A practical workflow for agencies
Below is a proportionate, repeatable due diligence process drawn from HMRC expectations.
Map the labour supply chain and identify the employer of record and any intermediaries.
Verify identity, VAT and Companies House details; confirm directors and PSCs.
Obtain worker payslips and gross-to-net reconciliations directly from workers where possible, with consent.
Review for unexplained deductions, net pay anomalies and minimum wage risk; confirm employer PAYE references.
Check RTI receipts, PAYE payment timelines, insurance and pension remittances.
Repeat checks at set intervals, such as quarterly, and store records with dates and reviewer names.
Next steps for agencies and end clients:
Add the model clauses to your standard terms this week.
Request the compliance evidence pack on onboarding and quarterly thereafter.
Record every check, finding and escalation in a central register.

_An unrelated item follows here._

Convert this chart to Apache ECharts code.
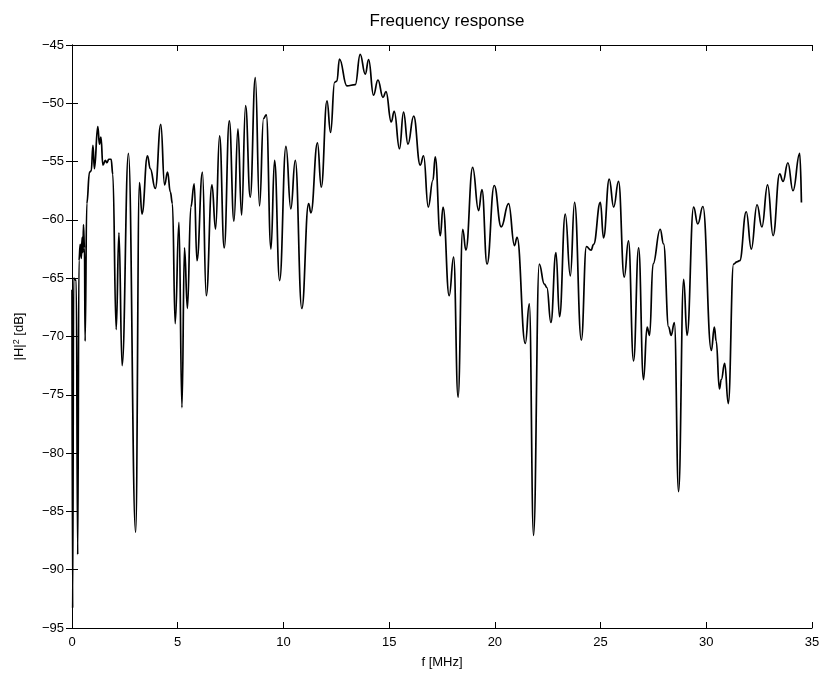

One-page message to forward
We understand your joint and several liability risk from April 2026. We will provide a complete compliance evidence pack within agreed timelines, accept audit rights, and contractually warrant correct PAYE operation and disclosure. Accreditation may be pursued when available, but lack of intake does not prevent evidence-based compliance today.
Contractor News view
Contractor News recognises the market pressure to reduce risk ahead of April 2026. Accreditation can be helpful, but it is not the law and does not provide protection. Clear contracts, routine evidence and auditable controls provide stronger assurance than a static badge. Agencies, end clients and umbrellas that adopt this workflow should improve trust, speed onboarding and protect workers while meeting HMRC expectations.